If we are going to "build, build, build" we will need steel, cement and bricks, the production of all of which currently requires coal. Soon there will be no coal-fired power stations left in the UK, a position I have looked forward to since the 1980s. But we still need five to six million tonnes of coal a year for the UK’s steel, cement and other industrial use. The high quality raw steel made in the UK cannot be made without coal and coke used in blast furnaces. In time that might change but not in the immediate future. Other UK coal customers include breweries, heritage railways, paper mills, sugar manufacturers, large commercial greenhouses and smokeless briquette manufacturers. Last year 86% of our coal came from overseas, over a third of it from Russia with some coming from Australia and the USA. Deciding not to extract coal ourselves, probably to higher environmental standards than in other countries does not reduce greenhouse gas emissions: transportation increases it.

But what about the UK's net zero carbon target? I defer to Dieter Helm, Oxford University's Professor of Energy Policy, just as I generally used to when we were both much younger and I worked in the same subject area in the 1980s:

"The story of the past 20 years is that ..... we have been de-industrialising and we've been swapping home production for imports, so even though it looks to the contrary [our policies] have been increasing global warming... There are no plans in the net zero carbon target which address that."

We can pretend to polish our green halo and outsource the coal production to other countries, reducing employment here, increasing global emissions and making ourselves more dependent on the rogue state that is Russia. Or we can apply logic and face down the bolshie Extinction Rebellion minority. The newly elected Tory MPs in the impoverished north east apparently describe this battle as "broke versus woke".

If Jenrick were to say "Yes" to the plans there will be a lot of noise because, in the modern world, social media has given the vociferous minority a platform to project their views while the silent majority remains as silent as ever.
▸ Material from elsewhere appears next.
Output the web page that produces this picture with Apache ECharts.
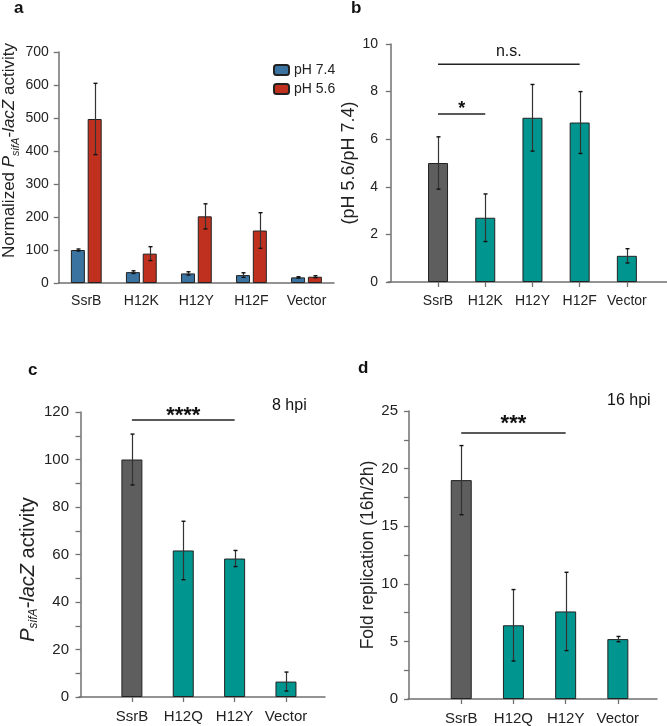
<!DOCTYPE html>
<html>
<head>
<meta charset="utf-8">
<script src="https://cdn.jsdelivr.net/npm/echarts@6/dist/echarts.min.js"></script>
<style>
  html, body { margin: 0; padding: 0; background: #fff; }
  #main { width: 667px; height: 726px; }
</style>
</head>
<body>
<div id="main"></div>
<script>
// panel a
const catsA = ['SsrB', 'H12K', 'H12Y', 'H12F', 'Vector'];
const ph74 = [100, 33, 29, 24, 17];
const ph74Err = [3, 4, 5, 7, 2];
const ph56 = [497, 89, 202, 159, 19];
const ph56Err = [108, 21, 38, 54, 3];
// panel b
const catsB = ['SsrB', 'H12K', 'H12Y', 'H12F', 'Vector'];
const ratioB = [5.0, 2.7, 6.9, 6.7, 1.1];
const ratioErr = [1.1, 1.0, 1.4, 1.3, 0.3];
const sigB = [[1, 4, 9.15], [1, 2, 7.06]];
const sigBText = ['n.s.', '*'];
// panel c
const catsC = ['SsrB', 'H12Q', 'H12Y', 'Vector'];
const lacC = [100, 61.7, 58.3, 6.5];
const lacErr = [10.7, 12.3, 3.4, 4.0];
const sigC = [[1, 3, 116.6]];
const sigCText = ['****'];
// panel d
const catsD = ['SsrB', 'H12Q', 'H12Y', 'Vector'];
const foldD = [19.0, 6.4, 7.6, 5.2];
const foldErr = [3.0, 3.1, 3.4, 0.23];
const sigD = [[1, 3, 23.1]];
const sigDText = ['***'];

const FONT = '"Liberation Sans", Arial, Helvetica, sans-serif';
const AXIS = '#707070';
const BLUE = '#3a72a0';
const RED = '#c0301f';
const GRAY = '#5e5e5e';
const TEAL = '#00968f';

const myChart = echarts.init(document.getElementById('main'));

function errData(vals, errs, xs) {
  return vals.map((v, i) => [xs ? xs[i] : i, v - errs[i], v + errs[i]]);
}

function errSeries(idx, data, dx) {
  return {
    type: 'custom',
    xAxisIndex: idx,
    yAxisIndex: idx,
    z: 10,
    silent: true,
    data: data,
    renderItem: function (params, api) {
      const lo = api.coord([api.value(0), api.value(1)]);
      const hi = api.coord([api.value(0), api.value(2)]);
      const x = Math.round(lo[0] + (dx || 0)) + 0.5;
      const cap = 2;
      return {
        type: 'group',
        children: [
          { type: 'line', shape: { x1: x, y1: lo[1], x2: x, y2: hi[1] }, style: { stroke: '#333', lineWidth: 1.2 } },
          { type: 'line', shape: { x1: x - cap, y1: lo[1], x2: x + cap, y2: lo[1] }, style: { stroke: '#111', lineWidth: 1.4 } },
          { type: 'line', shape: { x1: x - cap, y1: hi[1], x2: x + cap, y2: hi[1] }, style: { stroke: '#111', lineWidth: 1.4 } }
        ]
      };
    }
  };
}

// significance bar: line between two groups, text centred above it
function sigSeries(idx, data, texts, fontSize, bold, lift) {
  return {
    type: 'custom',
    xAxisIndex: idx,
    yAxisIndex: idx,
    silent: true,
    clip: false,
    z: 10,
    data: data,
    renderItem: function (params, api) {
      const a = api.coord([api.value(0), api.value(2)]);
      const b = api.coord([api.value(1), api.value(2)]);
      const k = params.dataIndex;
      return {
        type: 'group',
        children: [
          { type: 'line', shape: { x1: a[0], y1: a[1], x2: b[0], y2: b[1] }, style: { stroke: '#222', lineWidth: 1.5 } },
          { type: 'text', style: { text: texts[k], x: (a[0] + b[0]) / 2, y: a[1] - lift[k],
            align: 'center', verticalAlign: 'middle', fontSize: fontSize[k],
            fontWeight: bold[k] ? 'bold' : 'normal', fontFamily: FONT, fill: '#111' } }
        ]
      };
    }
  };
}

function yAxisBase(idx, max, interval, fs, minor) {
  return {
    type: 'value', gridIndex: idx, min: 0, max: max, interval: interval,
    axisLine: { show: true, lineStyle: { color: AXIS, width: 1.5 } },
    axisTick: { show: true, length: 5, lineStyle: { color: AXIS, width: 1.3 } },
    minorTick: { show: !!minor, splitNumber: 2, length: 5, lineStyle: { color: AXIS, width: 1.3 } },
    axisLabel: { color: '#222', fontSize: fs, fontFamily: FONT, margin: 10 },
    splitLine: { show: false }
  };
}

function xValueAxis(idx, cats, min, max, fs) {
  const vals = cats.map((c, i) => i + 1);
  return {
    type: 'value', gridIndex: idx, min: min, max: max,
    axisLine: { show: true, onZero: false, lineStyle: { color: AXIS, width: 1.5 } },
    axisTick: { show: true, length: 5, customValues: vals, lineStyle: { color: AXIS, width: 1.3 } },
    axisLabel: { customValues: vals, color: '#222', fontSize: fs, fontFamily: FONT, margin: 12,
      formatter: function (v) { return cats[Math.round(v) - 1] || ''; } },
    splitLine: { show: false }
  };
}

function nameRich(fs) {
  return {
    n: { fontSize: fs, fontFamily: FONT, color: '#222', lineHeight: 24 },
    i: { fontSize: fs, fontFamily: FONT, fontStyle: 'italic', color: '#222', lineHeight: 24 },
    s: { fontSize: Math.round(fs * 0.62), fontFamily: FONT, fontStyle: 'italic', color: '#222', lineHeight: 11, verticalAlign: 'bottom' }
  };
}

function label(text, x, y, fs, bold) {
  return { type: 'text', left: x, top: y, z: 20,
    style: { text: text, fontSize: fs, fontWeight: bold ? 'bold' : 'normal', fontFamily: FONT, fill: '#111' } };
}

const xs = catsB.map((c, i) => i + 1);
const xsC = catsC.map((c, i) => i + 1);

const yA = yAxisBase(0, 700, 100, 14);
yA.name = '{n|Normalized }{i|P}{s|sifA}{n|-}{i|lacZ}{n| activity}';
yA.nameLocation = 'middle';
yA.nameGap = 35;
yA.nameTextStyle = { rich: nameRich(17), padding: [0, 0, 0, 34] };

const yB = yAxisBase(1, 10, 2, 14);
yB.name = '(pH 5.6/pH 7.4)';
yB.nameLocation = 'middle';
yB.nameGap = 22;
yB.nameTextStyle = { fontSize: 18, fontFamily: FONT, color: '#222' };

const yC = yAxisBase(2, 120, 20, 15, true);
yC.name = '{i|P}{s|sifA}{i|-lacZ}{n| activity}';
yC.nameLocation = 'middle';
yC.nameGap = 33;
yC.nameTextStyle = { rich: nameRich(20), padding: [0, 30, 0, 0] };

const yD = yAxisBase(3, 25, 5, 15, true);
yD.name = 'Fold replication (16h/2h)';
yD.nameLocation = 'middle';
yD.nameGap = 30;
yD.nameTextStyle = { fontSize: 17.5, fontFamily: FONT, color: '#222' };

myChart.setOption({
  animation: false,
  backgroundColor: '#fff',
  textStyle: { fontFamily: FONT },
  grid: [
    { left: 56, top: 52, width: 278, height: 231 },
    { left: 388, top: 44, width: 279, height: 238 },
    { left: 79, top: 412, width: 246, height: 285 },
    { left: 408, top: 411, width: 249, height: 288 }
  ],
  legend: {
    data: ['pH 7.4', 'pH 5.6'],
    orient: 'vertical', left: 268, top: 58,
    itemWidth: 15, itemHeight: 10, itemGap: 5,
    textStyle: { fontSize: 14, fontFamily: FONT, color: '#222' }
  },
  xAxis: [
    {
      type: 'category', gridIndex: 0, data: catsA,
      axisLine: { lineStyle: { color: AXIS, width: 1.5 } },
      axisTick: { alignWithLabel: true, length: 5, lineStyle: { color: AXIS, width: 1.3 } },
      axisLabel: { color: '#222', fontSize: 14, fontFamily: FONT, margin: 11 }
    },
    xValueAxis(1, catsB, -0.06, 5.85, 14),
    xValueAxis(2, catsC, -0.03, 4.76, 15),
    xValueAxis(3, catsD, -0.02, 4.75, 15)
  ],
  yAxis: [yA, yB, yC, yD],
  series: [
    { name: 'pH 7.4', type: 'bar', xAxisIndex: 0, yAxisIndex: 0, data: ph74, barWidth: 14, barGap: '20%',
      itemStyle: { color: BLUE, borderColor: '#222', borderWidth: 1 } },
    { name: 'pH 5.6', type: 'bar', xAxisIndex: 0, yAxisIndex: 0, data: ph56, barWidth: 14, barGap: '20%',
      itemStyle: { color: RED, borderColor: '#222', borderWidth: 1 } },
    errSeries(0, errData(ph74, ph74Err), -8.4),
    errSeries(0, errData(ph56, ph56Err), 8.4),

    { type: 'bar', xAxisIndex: 1, yAxisIndex: 1, barWidth: 20,
      data: ratioB.map((v, i) => [xs[i], v]),
      itemStyle: { color: function (p) { return p.dataIndex === 0 ? GRAY : TEAL; }, borderColor: '#222', borderWidth: 1 } },
    errSeries(1, errData(ratioB, ratioErr, xs)),
    sigSeries(1, sigB, sigBText, [16, 18], [false, true], [13, 5]),

    { type: 'bar', xAxisIndex: 2, yAxisIndex: 2, barWidth: 21,
      data: lacC.map((v, i) => [xsC[i], v]),
      itemStyle: { color: function (p) { return p.dataIndex === 0 ? GRAY : TEAL; }, borderColor: '#222', borderWidth: 1 } },
    errSeries(2, errData(lacC, lacErr, xsC)),
    sigSeries(2, sigC, sigCText, [22], [true], [4]),

    { type: 'bar', xAxisIndex: 3, yAxisIndex: 3, barWidth: 21,
      data: foldD.map((v, i) => [xsC[i], v]),
      itemStyle: { color: function (p) { return p.dataIndex === 0 ? GRAY : TEAL; }, borderColor: '#222', borderWidth: 1 } },
    errSeries(3, errData(foldD, foldErr, xsC)),
    sigSeries(3, sigD, sigDText, [22], [true], [9])
  ],
  graphic: [
    label('a', 14, 0, 17, true),
    label('b', 351, 0, 17, true),
    label('c', 28, 362, 17, true),
    label('d', 358, 360, 17, true),
    label('8 hpi', 272, 398, 16),
    label('16 hpi', 607, 393, 16)
  ]
});
</script>
</body>
</html>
But carrying coals to Newcastle is an old saying for doing something pointless and it shouldn't be beyond the spin experts to explain just how pointless it is to bring coal in to the country instead of digging it up in Northumberland. Unless, of course, you think we shouldn't make - or buy from other countries - steel, cement and bricks at all and want to go straight back to a pre-industrial revolution way of life with equivalent living standards.

OK, back to the question: has your view changed?

My own answer, before I read the background would have been to disagree with any more coal mines being built here, but now I would strongly support it for our own domestic needs.

Politically this is difficult because of the "optics" from the green perspective, against which there is the red wall and jobs factors. The fact that Jenrick is already tarnished may give Johnson a kind of "free hit" if he leaves his beleaguered colleague to take the flak. However I fear the government will not "follow the science" (or at least the compelling logic) on this one but bottle it somehow.

Some data comes from 'Care about the planet? Rethink coal in the UK' at the Banks Mining website, https://www.banksgroup.co.uk/mining/need-for-coal/care-about-the-planet-rethink-coal-mined-in-the-uk/ which covers how the mining is done responsibly" and what happens to the site afterwards.

Some of this material came from Dominic Lawson's column What has 'builder' Boris got against the miners of Northumberland? in the Daily Mail on 6 July 2020.